Sintetizzando, gli Autori sono così arrivati a dichiarare: «sulla base dei dati osservazionali, la crisi climatica che, secondo molte fonti stiamo vivendo oggi, non è al momento evidenziabile».

 

Siamo allora in presenza di uno stridente contrasto con le parole di Parisi, prima riportate; pertanto, si prospettano queste due possibili ipotesi:

 

1 – Gli Autori dell’articolo sono dei tali incompetenti da non aver capito nulla delle ricerche prese in esame; un’incompetenza ovviamente estesa anche ai revisori della rivista, che avrebbero accettato per la pubblicazione un lavoro del tutto privo di senso.

 

2 – Le frasi di Parisi sono un bel concentrato di assurdità e di ideologia catastrofistica.

 

Il lettore è libero di fare la propria scelta, ma personalmente non ho dubbi nel ritenere logica solo la n° 2.

 

Parisi ha detto ai parlamentari di parlare a nome della pura scienza, ma a me pare evidente che fosse animato da una forte spinta ideologica.
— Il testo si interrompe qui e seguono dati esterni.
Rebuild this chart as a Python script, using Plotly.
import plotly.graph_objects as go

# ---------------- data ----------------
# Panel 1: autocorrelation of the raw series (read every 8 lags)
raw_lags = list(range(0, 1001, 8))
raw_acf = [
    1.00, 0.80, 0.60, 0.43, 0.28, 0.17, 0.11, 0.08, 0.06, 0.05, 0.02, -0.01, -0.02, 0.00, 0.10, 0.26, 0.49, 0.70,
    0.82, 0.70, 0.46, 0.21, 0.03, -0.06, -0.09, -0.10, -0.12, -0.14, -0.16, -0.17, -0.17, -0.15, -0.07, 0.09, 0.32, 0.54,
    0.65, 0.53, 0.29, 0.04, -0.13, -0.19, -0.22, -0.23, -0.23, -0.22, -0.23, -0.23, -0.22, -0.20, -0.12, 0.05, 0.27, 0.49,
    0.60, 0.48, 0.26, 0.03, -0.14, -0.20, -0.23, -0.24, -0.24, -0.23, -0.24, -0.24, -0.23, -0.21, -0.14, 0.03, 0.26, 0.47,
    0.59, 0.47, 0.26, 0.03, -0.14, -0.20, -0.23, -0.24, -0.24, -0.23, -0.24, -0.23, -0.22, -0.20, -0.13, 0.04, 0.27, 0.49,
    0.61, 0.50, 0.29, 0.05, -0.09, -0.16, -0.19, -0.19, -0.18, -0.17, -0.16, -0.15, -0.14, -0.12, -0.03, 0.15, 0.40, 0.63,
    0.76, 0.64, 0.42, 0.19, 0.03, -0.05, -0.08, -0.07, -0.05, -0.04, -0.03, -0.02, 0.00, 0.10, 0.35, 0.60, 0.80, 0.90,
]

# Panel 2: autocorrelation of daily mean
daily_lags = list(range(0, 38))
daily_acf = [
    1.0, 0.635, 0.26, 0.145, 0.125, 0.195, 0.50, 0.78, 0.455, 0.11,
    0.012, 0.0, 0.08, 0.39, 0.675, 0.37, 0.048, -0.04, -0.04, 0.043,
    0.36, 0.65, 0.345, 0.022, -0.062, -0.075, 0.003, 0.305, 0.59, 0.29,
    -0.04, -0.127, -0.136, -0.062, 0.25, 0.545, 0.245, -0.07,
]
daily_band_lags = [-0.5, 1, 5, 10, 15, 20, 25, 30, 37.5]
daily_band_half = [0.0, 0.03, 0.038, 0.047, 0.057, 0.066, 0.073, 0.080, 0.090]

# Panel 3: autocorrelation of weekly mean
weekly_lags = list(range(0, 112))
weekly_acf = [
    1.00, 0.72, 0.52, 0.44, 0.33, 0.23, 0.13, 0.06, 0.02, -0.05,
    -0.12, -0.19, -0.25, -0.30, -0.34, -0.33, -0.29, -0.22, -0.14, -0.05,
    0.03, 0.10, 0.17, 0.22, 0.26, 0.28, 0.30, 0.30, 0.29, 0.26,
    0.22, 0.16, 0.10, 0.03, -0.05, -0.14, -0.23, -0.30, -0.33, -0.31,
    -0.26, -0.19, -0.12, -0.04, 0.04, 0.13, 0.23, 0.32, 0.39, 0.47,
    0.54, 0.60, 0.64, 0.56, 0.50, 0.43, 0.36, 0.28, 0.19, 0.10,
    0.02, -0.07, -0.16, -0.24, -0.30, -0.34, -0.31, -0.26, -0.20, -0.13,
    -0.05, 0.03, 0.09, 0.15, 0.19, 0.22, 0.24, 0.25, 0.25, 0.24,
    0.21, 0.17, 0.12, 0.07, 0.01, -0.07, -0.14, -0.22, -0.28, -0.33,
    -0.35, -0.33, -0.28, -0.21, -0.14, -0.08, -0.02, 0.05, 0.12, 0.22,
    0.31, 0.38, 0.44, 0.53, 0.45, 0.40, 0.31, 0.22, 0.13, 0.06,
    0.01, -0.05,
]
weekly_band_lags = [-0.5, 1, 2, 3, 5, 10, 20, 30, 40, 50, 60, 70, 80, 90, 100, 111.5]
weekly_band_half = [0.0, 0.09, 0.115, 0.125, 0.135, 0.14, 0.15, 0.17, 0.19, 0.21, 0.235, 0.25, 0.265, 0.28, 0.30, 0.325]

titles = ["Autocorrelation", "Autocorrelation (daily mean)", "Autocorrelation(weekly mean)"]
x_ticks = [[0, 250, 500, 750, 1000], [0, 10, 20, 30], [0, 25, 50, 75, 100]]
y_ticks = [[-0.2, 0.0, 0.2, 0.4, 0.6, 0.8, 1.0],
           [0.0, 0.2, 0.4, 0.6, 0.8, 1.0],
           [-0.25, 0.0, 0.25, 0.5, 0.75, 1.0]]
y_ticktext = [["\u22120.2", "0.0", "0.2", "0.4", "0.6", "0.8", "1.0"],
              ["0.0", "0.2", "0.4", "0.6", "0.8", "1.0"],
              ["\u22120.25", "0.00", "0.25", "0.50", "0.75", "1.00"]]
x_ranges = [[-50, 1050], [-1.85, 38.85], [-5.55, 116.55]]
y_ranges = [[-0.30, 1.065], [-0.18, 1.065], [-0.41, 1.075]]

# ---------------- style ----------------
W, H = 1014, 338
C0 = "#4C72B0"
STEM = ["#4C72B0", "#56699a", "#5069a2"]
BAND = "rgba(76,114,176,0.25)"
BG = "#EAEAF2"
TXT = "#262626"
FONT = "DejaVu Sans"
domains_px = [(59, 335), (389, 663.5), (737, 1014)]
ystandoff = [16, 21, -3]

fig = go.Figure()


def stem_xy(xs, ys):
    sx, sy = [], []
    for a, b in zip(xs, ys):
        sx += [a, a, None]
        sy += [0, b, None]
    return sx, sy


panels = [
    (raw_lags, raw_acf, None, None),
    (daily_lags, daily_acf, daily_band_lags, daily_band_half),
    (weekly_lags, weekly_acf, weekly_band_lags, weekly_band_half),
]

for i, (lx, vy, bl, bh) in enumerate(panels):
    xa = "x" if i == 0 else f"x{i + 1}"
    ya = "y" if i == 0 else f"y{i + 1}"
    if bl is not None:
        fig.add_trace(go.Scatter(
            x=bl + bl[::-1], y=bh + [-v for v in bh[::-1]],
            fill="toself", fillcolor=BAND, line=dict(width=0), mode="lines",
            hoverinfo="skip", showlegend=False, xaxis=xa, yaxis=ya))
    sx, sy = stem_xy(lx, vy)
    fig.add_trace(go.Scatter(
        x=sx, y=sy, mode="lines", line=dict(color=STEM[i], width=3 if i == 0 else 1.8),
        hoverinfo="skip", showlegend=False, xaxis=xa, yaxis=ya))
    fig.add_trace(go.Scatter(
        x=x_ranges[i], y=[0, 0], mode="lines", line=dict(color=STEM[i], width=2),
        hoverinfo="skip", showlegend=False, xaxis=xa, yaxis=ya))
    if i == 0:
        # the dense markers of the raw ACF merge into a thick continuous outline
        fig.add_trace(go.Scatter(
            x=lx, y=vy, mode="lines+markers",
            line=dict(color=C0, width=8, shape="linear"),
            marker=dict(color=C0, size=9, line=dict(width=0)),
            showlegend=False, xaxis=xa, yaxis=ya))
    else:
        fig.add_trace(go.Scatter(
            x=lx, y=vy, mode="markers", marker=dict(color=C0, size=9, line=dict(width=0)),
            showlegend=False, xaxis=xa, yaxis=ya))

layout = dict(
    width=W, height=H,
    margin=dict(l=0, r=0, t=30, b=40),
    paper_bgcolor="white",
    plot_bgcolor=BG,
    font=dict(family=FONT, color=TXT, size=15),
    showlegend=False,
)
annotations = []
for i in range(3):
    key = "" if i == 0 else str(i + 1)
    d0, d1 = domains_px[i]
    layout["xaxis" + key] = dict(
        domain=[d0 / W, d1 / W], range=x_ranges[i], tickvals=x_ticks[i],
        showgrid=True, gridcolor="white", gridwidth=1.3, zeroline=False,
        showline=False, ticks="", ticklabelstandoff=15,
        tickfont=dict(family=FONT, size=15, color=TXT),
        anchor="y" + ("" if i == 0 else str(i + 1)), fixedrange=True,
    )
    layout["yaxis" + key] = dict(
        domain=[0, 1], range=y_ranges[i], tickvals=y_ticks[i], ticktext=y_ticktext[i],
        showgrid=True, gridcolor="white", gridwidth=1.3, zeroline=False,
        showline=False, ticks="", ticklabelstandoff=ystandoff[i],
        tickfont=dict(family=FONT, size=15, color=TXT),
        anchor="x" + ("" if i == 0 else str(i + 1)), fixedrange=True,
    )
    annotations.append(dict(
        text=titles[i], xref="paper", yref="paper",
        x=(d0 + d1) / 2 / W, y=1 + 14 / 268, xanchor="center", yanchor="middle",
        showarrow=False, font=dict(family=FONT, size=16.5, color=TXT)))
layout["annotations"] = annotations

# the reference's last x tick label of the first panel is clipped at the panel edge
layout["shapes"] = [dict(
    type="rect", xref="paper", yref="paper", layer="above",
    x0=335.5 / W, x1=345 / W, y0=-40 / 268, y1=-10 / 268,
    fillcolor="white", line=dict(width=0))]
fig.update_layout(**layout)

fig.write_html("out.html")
Oltre a ciò, verrebbe da chiedersi: Cosa sa di climatologia? Ha mai letto dei lavori inerenti a studi di serie storiche? Ha fatto qualche esame di dati? Per uno scienziato del suo calibro non ci sarebbe alcuna difficoltà a farsi un po’ di cultura in materia, onde poi poter parlare con cognizione di causa. Invece, come ormai prassi consolidata, lo studio della climatologia è ritenuto superfluo; basta una sana dose di catastrofismo per apparire esperti. Se poi hai anche la medaglia "Nobel" sul petto, sei automaticamente un super-esperto.